Lines of data =
..........
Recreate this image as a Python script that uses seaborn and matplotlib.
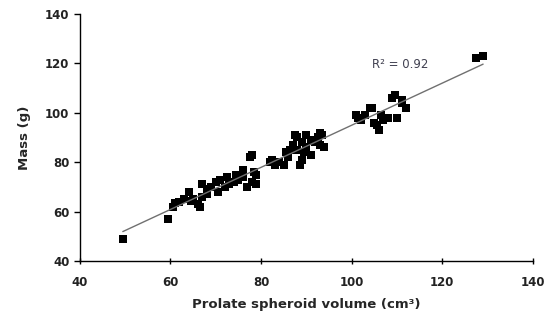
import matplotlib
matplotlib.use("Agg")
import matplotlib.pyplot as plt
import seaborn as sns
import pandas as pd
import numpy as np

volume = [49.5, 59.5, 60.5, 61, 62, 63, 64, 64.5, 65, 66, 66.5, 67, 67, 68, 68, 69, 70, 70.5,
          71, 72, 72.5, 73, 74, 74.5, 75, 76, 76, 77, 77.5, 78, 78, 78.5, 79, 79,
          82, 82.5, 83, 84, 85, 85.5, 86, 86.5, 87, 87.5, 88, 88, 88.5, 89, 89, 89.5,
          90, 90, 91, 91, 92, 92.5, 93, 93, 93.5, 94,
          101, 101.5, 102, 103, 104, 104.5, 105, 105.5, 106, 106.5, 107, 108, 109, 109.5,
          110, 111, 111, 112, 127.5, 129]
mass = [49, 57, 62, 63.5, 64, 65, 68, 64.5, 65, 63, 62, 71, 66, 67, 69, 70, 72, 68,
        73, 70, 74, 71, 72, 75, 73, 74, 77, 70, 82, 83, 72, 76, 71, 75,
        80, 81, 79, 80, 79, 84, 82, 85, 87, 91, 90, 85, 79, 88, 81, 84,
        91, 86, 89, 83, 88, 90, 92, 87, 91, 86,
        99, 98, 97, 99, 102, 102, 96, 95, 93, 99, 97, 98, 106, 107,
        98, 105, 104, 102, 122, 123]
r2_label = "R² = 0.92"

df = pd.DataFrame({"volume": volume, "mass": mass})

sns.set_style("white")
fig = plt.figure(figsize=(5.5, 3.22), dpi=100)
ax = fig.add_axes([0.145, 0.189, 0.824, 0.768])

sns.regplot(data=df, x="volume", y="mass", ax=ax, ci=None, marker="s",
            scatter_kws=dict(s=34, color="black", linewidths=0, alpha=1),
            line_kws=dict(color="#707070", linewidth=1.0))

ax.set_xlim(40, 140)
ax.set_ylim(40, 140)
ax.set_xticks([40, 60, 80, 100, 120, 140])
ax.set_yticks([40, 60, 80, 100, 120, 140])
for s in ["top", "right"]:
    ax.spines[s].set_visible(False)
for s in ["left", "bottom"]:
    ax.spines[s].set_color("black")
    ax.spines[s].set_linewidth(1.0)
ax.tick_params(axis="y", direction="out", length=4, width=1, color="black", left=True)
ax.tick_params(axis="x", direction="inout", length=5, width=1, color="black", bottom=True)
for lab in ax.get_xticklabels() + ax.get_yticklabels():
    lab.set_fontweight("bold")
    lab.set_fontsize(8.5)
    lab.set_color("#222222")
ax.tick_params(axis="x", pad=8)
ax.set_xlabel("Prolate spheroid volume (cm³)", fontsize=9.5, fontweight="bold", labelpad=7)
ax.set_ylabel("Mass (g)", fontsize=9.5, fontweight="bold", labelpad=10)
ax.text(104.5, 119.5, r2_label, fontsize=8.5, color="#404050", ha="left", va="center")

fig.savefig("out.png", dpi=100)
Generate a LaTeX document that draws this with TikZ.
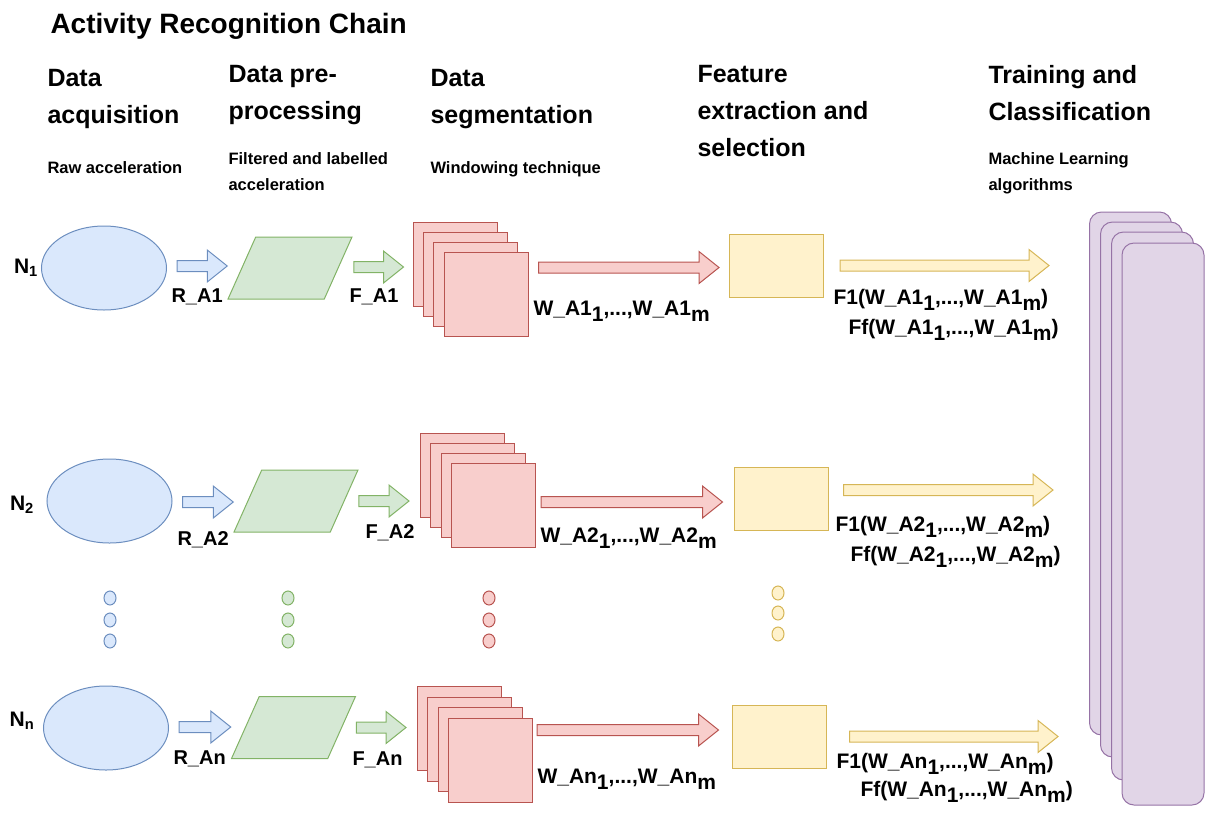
..........
What you are asked to do =
Leave images out of the retyped records; keep all else exact.

Solution to this exercise =
Recreate this image as a Python script that uses seaborn and matplotlib.
import matplotlib
matplotlib.use("Agg")
import matplotlib.pyplot as plt
import seaborn as sns
import pandas as pd
import numpy as np

volume = [49.5, 59.5, 60.5, 61, 62, 63, 64, 64.5, 65, 66, 66.5, 67, 67, 68, 68, 69, 70, 70.5,
          71, 72, 72.5, 73, 74, 74.5, 75, 76, 76, 77, 77.5, 78, 78, 78.5, 79, 79,
          82, 82.5, 83, 84, 85, 85.5, 86, 86.5, 87, 87.5, 88, 88, 88.5, 89, 89, 89.5,
          90, 90, 91, 91, 92, 92.5, 93, 93, 93.5, 94,
          101, 101.5, 102, 103, 104, 104.5, 105, 105.5, 106, 106.5, 107, 108, 109, 109.5,
          110, 111, 111, 112, 127.5, 129]
mass = [49, 57, 62, 63.5, 64, 65, 68, 64.5, 65, 63, 62, 71, 66, 67, 69, 70, 72, 68,
        73, 70, 74, 71, 72, 75, 73, 74, 77, 70, 82, 83, 72, 76, 71, 75,
        80, 81, 79, 80, 79, 84, 82, 85, 87, 91, 90, 85, 79, 88, 81, 84,
        91, 86, 89, 83, 88, 90, 92, 87, 91, 86,
        99, 98, 97, 99, 102, 102, 96, 95, 93, 99, 97, 98, 106, 107,
        98, 105, 104, 102, 122, 123]
r2_label = "R² = 0.92"

df = pd.DataFrame({"volume": volume, "mass": mass})

sns.set_style("white")
fig = plt.figure(figsize=(5.5, 3.22), dpi=100)
ax = fig.add_axes([0.145, 0.189, 0.824, 0.768])

sns.regplot(data=df, x="volume", y="mass", ax=ax, ci=None, marker="s",
            scatter_kws=dict(s=34, color="black", linewidths=0, alpha=1),
            line_kws=dict(color="#707070", linewidth=1.0))

ax.set_xlim(40, 140)
ax.set_ylim(40, 140)
ax.set_xticks([40, 60, 80, 100, 120, 140])
ax.set_yticks([40, 60, 80, 100, 120, 140])
for s in ["top", "right"]:
    ax.spines[s].set_visible(False)
for s in ["left", "bottom"]:
    ax.spines[s].set_color("black")
    ax.spines[s].set_linewidth(1.0)
ax.tick_params(axis="y", direction="out", length=4, width=1, color="black", left=True)
ax.tick_params(axis="x", direction="inout", length=5, width=1, color="black", bottom=True)
for lab in ax.get_xticklabels() + ax.get_yticklabels():
    lab.set_fontweight("bold")
    lab.set_fontsize(8.5)
    lab.set_color("#222222")
ax.tick_params(axis="x", pad=8)
ax.set_xlabel("Prolate spheroid volume (cm³)", fontsize=9.5, fontweight="bold", labelpad=7)
ax.set_ylabel("Mass (g)", fontsize=9.5, fontweight="bold", labelpad=10)
ax.text(104.5, 119.5, r2_label, fontsize=8.5, color="#404050", ha="left", va="center")

fig.savefig("out.png", dpi=100)
Generate a LaTeX document that draws this with TikZ.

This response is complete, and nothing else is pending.